When to us, it is just life. And there is comfort for us and for our children in seeing someone else who is living that life as well.

About the Author


airforcewife started her military journey as an Army National Guard wife, but upon experiencing base housing decided to aim high and made the switch to the Air Force. That's worked pretty well for Air Force Family so far, even though airforcewife holds the spouse world record for Come to Jesus talks with various members of the command.

Air Force Family has four children, two pit bulls, and a Mother-in-Law who lost her mind eight years ago. Despite the reputation of pit bulls, airforcewife would like to assure you that her Mother-in-Law is truly the most dangerous of the group, and is banned in more places than the dogs.

airforcewife gets through Air Force Guy's frequent deployments and TDY's by frequently attending her boxing gym, after the chance discovery last deployment that hitting things really does make life better.

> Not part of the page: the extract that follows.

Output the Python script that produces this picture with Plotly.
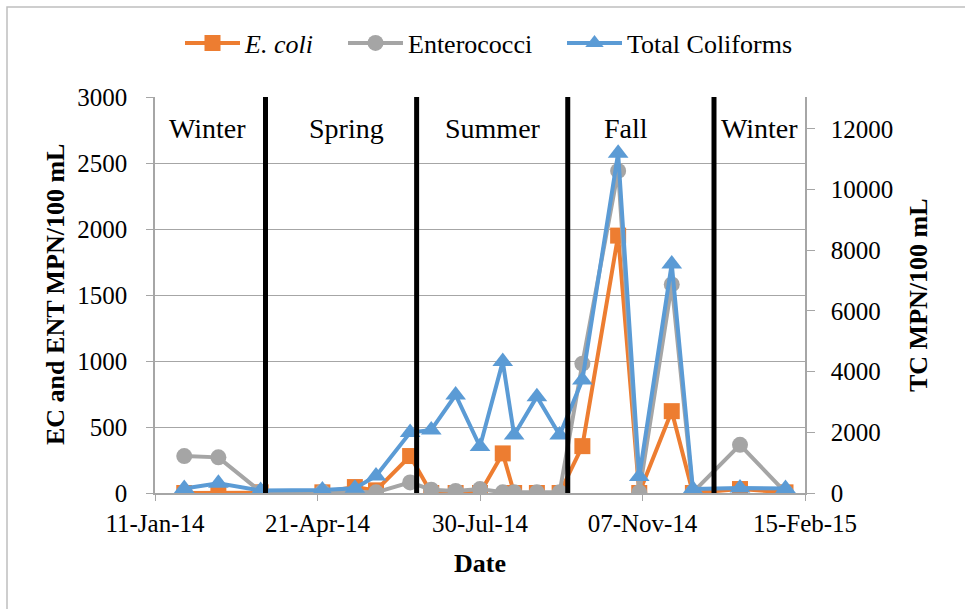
import plotly.graph_objects as go

# Sampling dates and bacterial counts (MPN/100 mL)
dates = [
    "2014-01-29", "2014-02-19", "2014-03-17", "2014-04-24", "2014-05-14",
    "2014-05-27", "2014-06-17", "2014-06-30", "2014-07-15", "2014-07-30",
    "2014-08-13", "2014-08-20", "2014-09-03", "2014-09-17", "2014-10-01",
    "2014-10-23", "2014-11-05", "2014-11-25", "2014-12-08", "2015-01-06",
    "2015-02-03",
]
e_coli = [0, 0, 5, 5, 45, 20, 280, 0, 0, 0, 300, 0, 0, 0, 355, 1950, 0, 620, 0, 30, 5]
enterococci = [280, 270, 10, 10, 5, 5, 80, 25, 15, 30, 5, 5, 5, 5, 980, 2440, 5, 1580, 5, 365, 5]
total_coliforms = [150, 320, 80, 100, 155, 560, 1990, 2080, 3230, 1530, 4330, 1910, 3175,
                   1910, 3725, 11200, 540, 7550, 130, 165, 150]

# Season boundaries (equinoxes / solstices) and season labels
season_bounds = ["2014-03-20", "2014-06-21", "2014-09-22", "2014-12-21"]
season_names = ["Winter", "Spring", "Summer", "Fall", "Winter"]
season_label_dates = ["2014-02-12", "2014-05-09", "2014-08-07", "2014-10-28", "2015-01-18"]

x_ticks = ["2014-01-11", "2014-04-21", "2014-07-30", "2014-11-07", "2015-02-15"]
tc_ticks = [0, 2000, 4000, 6000, 8000, 10000, 12000]

FONT = "Liberation Serif, Times New Roman, serif"
ORANGE = "#ED7D31"
GRAY = "#A5A5A5"
BLUE = "#5B9BD5"
GRID = "#A6A6A6"

W, H = 965, 609
L, R, T, B = 155, 160, 97, 116
PW, PH = W - L - R, H - T - B


def px_x(px):
    return (px - L) / PW


def px_y(py):
    return (H - B - py) / PH


fig = go.Figure()

fig.add_trace(go.Scatter(
    x=dates, y=e_coli, name="<i>E. coli</i>", mode="lines+markers",
    line=dict(color=ORANGE, width=4),
    marker=dict(symbol="square", size=16, color=ORANGE),
    legend="legend",
))
fig.add_trace(go.Scatter(
    x=dates, y=enterococci, name="Enterococci", mode="lines+markers",
    line=dict(color=GRAY, width=4),
    marker=dict(symbol="circle", size=16, color=GRAY),
    legend="legend2",
))
fig.add_trace(go.Scatter(
    x=dates, y=total_coliforms, name="Total Coliforms", mode="lines+markers",
    line=dict(color=BLUE, width=4),
    marker=dict(symbol="triangle-up", size=18, color=BLUE),
    yaxis="y2", legend="legend3",
))

# Vertical season dividers
for d in season_bounds:
    fig.add_shape(type="line", xref="x", yref="paper", x0=d, x1=d, y0=0, y1=1,
                  line=dict(color="black", width=5), layer="above")

annotations = []
for name, d in zip(season_names, season_label_dates):
    annotations.append(dict(x=d, y=px_y(128), xref="x", yref="paper", text=name,
                            showarrow=False, font=dict(family=FONT, size=28, color="black"),
                            xanchor="center", yanchor="middle"))

annotations += [
    dict(x=px_x(55), y=0.5, xref="paper", yref="paper", text="<b>EC and ENT MPN/100 mL</b>",
         textangle=-90, showarrow=False, font=dict(family=FONT, size=26, color="black"),
         xanchor="center", yanchor="middle"),
    dict(x=px_x(918), y=0.5, xref="paper", yref="paper", text="<b>TC MPN/100 mL</b>",
         textangle=-90, showarrow=False, font=dict(family=FONT, size=26, color="black"),
         xanchor="center", yanchor="middle"),
    dict(x=0.5, y=px_y(563), xref="paper", yref="paper", text="<b>Date</b>",
         showarrow=False, font=dict(family=FONT, size=26, color="black"),
         xanchor="center", yanchor="middle"),
]

# Outer chart frame
fig.add_shape(type="rect", xref="paper", yref="paper",
              x0=px_x(7), x1=px_x(1100), y0=px_y(700), y1=px_y(7),
              line=dict(color="#BFBFBF", width=1.5), layer="below")

legend_common = dict(orientation="h", yanchor="middle", xanchor="left",
                     font=dict(family=FONT, size=26, color="black"),
                     bgcolor="rgba(0,0,0,0)", itemwidth=55, tracegroupgap=0)

fig.update_layout(
    width=W, height=H,
    margin=dict(l=L, r=R, t=T, b=B),
    paper_bgcolor="white", plot_bgcolor="white",
    font=dict(family=FONT, size=25, color="black"),
    showlegend=True,
    legend=dict(x=px_x(180), y=px_y(43), **legend_common),
    legend2=dict(x=px_x(343), y=px_y(43), **legend_common),
    legend3=dict(x=px_x(562), y=px_y(43), **legend_common),
    xaxis=dict(
        type="date", range=["2014-01-11", "2015-02-15"],
        tickvals=x_ticks, tickformat="%d-%b-%y",
        showgrid=False, showline=True, linecolor=GRID, linewidth=1.5,
        ticks="outside", ticklen=6, tickcolor=GRID,
        tickfont=dict(family=FONT, size=25, color="black"), ticklabelstandoff=1,
        zeroline=False,
    ),
    yaxis=dict(
        range=[0, 3000], dtick=500, tick0=0,
        showgrid=True, gridcolor=GRID, gridwidth=1.2,
        showline=True, linecolor=GRID, linewidth=1.5,
        ticks="outside", ticklen=7, tickcolor=GRID,
        tickfont=dict(family=FONT, size=25, color="black"), ticklabelstandoff=14,
        zeroline=False,
    ),
    yaxis2=dict(
        range=[0, 13050], tickvals=tc_ticks, tickformat="d",
        overlaying="y", side="right", showgrid=False,
        showline=True, linecolor=GRID, linewidth=1.5,
        ticks="outside", ticklen=8, tickcolor=GRID,
        tickfont=dict(family=FONT, size=25, color="black"), ticklabelstandoff=11,
        zeroline=False,
    ),
    annotations=annotations,
)

fig.write_html("out.html")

She also volunteers as the Ambassador for Sew Much Comfort to Bethesda National Naval Medical Center and in a variety of other causes throughout the year.

airforcewife has no idea what the future holds, but decided five years ago that she wants to be Andi when she grows up.

  • kirsten

    Sounds like a movie I’d take my kids to, and I hear you about the mature theme designation.
    On a possibly-related note, ever seen The Water Horse? We saw it one year as one of those free or cheap summer movies, and it was a very dark movie (possibly a bad copy? I dunno) but one of the underlying themes on that one is that the father died in the war and the kid either doesn’t know or is unable to believe it.
    And yet this summer the USO showed that movie at Ft Myer for some summer movie program. Of all the movies out there to choose from, one where the dad doesn’t come back from the war is not what I would choose to show.
    well, I apparently have soapboxes to climb now that the kids are back in school.

  • Have you seen How to Train Your Dragon? One of the things I like about the end is that the main character is injured saving his family and his friends — he loses a leg. And when he regains consciousness and goes outside, it really feels like a victory, even though he’s been hurt. I really liked that.

  • Maharet

    Holy cow. I don’t have kids, but I watched Nanny McPhee (yeah, I’m like that) and the Water Horse. I LOVED both movies. I had forgotten what the Water Horse was about though. I’ve noticed that I’ve been more sensitive about war themes in movies. I’ll usually stay away from them in general, but there’s really no escaping them is there?
    I never thought about what I’d have to worry about if I had kids too. That just really sucks because you know what you feel when you can relate to a movie. Imagine your kids. They have such a raw imagination. How in the world does one handle that?

  • I agree that it is a mature theme but so many children have to deal with it.
    Mature themes are the reason I avoid Disney movies for the most part.. even as an adult… They don’t warn you, but a parent dies at the beginning of almost every one of them. I did finally watch Nemo (starting several minutes into, missed the adult part) but I have never seen Bambi. Maybe people love the movies and don’t think of it as adult themes because they have forgotten the beginning when they get to the happy ending.
    Adult movies, as you mentioned, start bad and end worse. lol.. THAT is what movie makers think of as “real life”. I guess they don’t think adults get happy endings. Maybe I won’t grow up.

  • Here’s another link on HTYD:
    Considering how many soldiers are coming back disabled, it’s nice to see a kid’s movie that doesn’t treat serious injury as a loss.